Con plena conciencia de Calderón, considerando la información privilegiada que poseía como presidente y su condición de abogado, el citado operativo se ejecutó con la intervención de autoridades federales y locales que no tuvieron escrúpulo para pasar por encima de toda noción de justicia, legalidad, y apego a la Constitución. Hoy, la fanfarronería de sus exabruptos declarativos busca, primordialmente, en el hecho de catalogarse perseguido político, el objetivo de ganar notoriedad mediática para sí y su nuevo partido: “…la organización México Libre recoge una gran inconformidad entre la ciudadanía, vamos a quitar la mayoría al partido del Presidente…”. No hay, tras esta promesa electoral, un mínimo y autocrítico balance sobre las razones por las cuales el electorado mexicano, al término de su gestión presidencial, prefirió retornar al viejo PRI con todos sus vicios encarnados en la persona de Enrique Peña, rechazando la propuesta política del PAN cuya candidata, Josefina Vázquez Mota, además, se dijo electoralmente traicionada por el propio exmandatario. ¿Nada tendría que explicar Calderón a los mexicanos sobre la guerra contra el narcotráfico, su estela de muerte y los “daños colaterales”; la “puerta giratoria” que construyó el nuevo sistema de justicia penal traído con la Iniciativa Mérida; la introducción ilegal de armas a México con Rápido y furioso; alguna mirada crítica sobre la elección de 2006; o, del obsequio del avión presidencial y la reforma laboral de 30 de noviembre de 2012 que mutiló la indemnización de salarios vencidos en perjuicio de los trabajadores? Son hechos que parecen convenientemente olvidados.
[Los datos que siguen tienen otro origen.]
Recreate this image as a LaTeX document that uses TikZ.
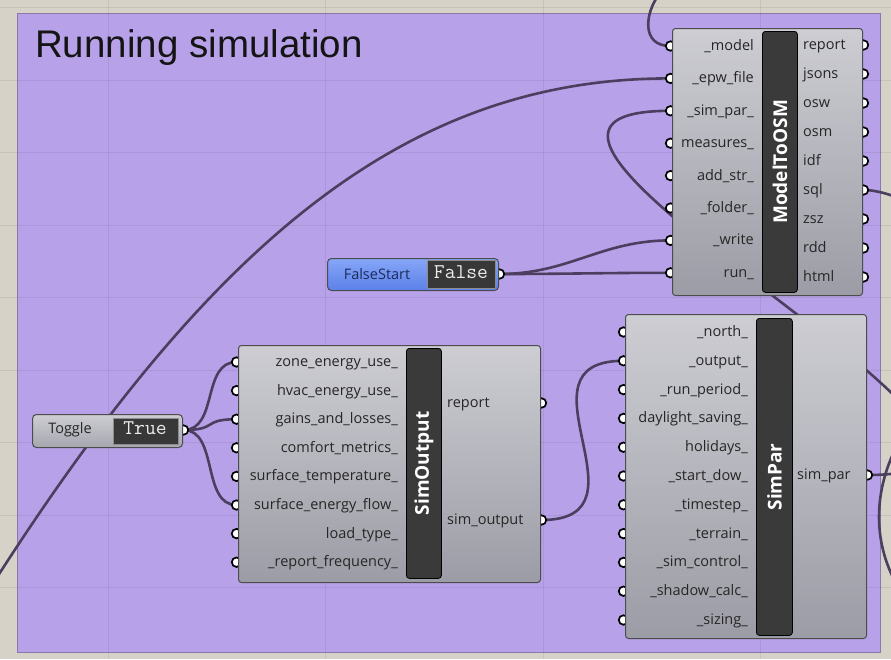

Ha de suponer que utilizar una casaca militar extra grande en su forma de hablar, siendo parte del bloque opositor, le traerá algún dividendo político: “…el gobierno federal utiliza mentiras para una persecución política en contra de sus adversarios…si el Presidente no tiene pruebas, que se calle, ya que esto no se trata de un show. Es justicia, derecho constitucional”. El tono bravucón que elige para apantallar al público, revelador de la disminución moral de su condición de expresidente y abogado, lo coloca en la posición del tinterillo chapucero que en todo señalamiento inculpatorio exige de pruebas para evitar la incomodidad de tener que hablar con verdad de los hechos tal como sucedieron. Los mexicanos tienen derecho a saberlo y, él, obligación moral de decirlo. La corrupción de políticos y empresarios que se va descubriendo fijará la pertinencia, o no, de seguir con el manejo empresarial del Estado como mecanismo de organización social. Sabremos, hacia dónde caminar socialmente respetando democracia, constitución y justicia; ahuyentar ambiciones de poder y la irracional violencia que las acompaña, y evitar conflictos que sólo desgarran y degradan a los pueblos.

Heroica Puebla de Zaragoza, 19 de agosto 2020.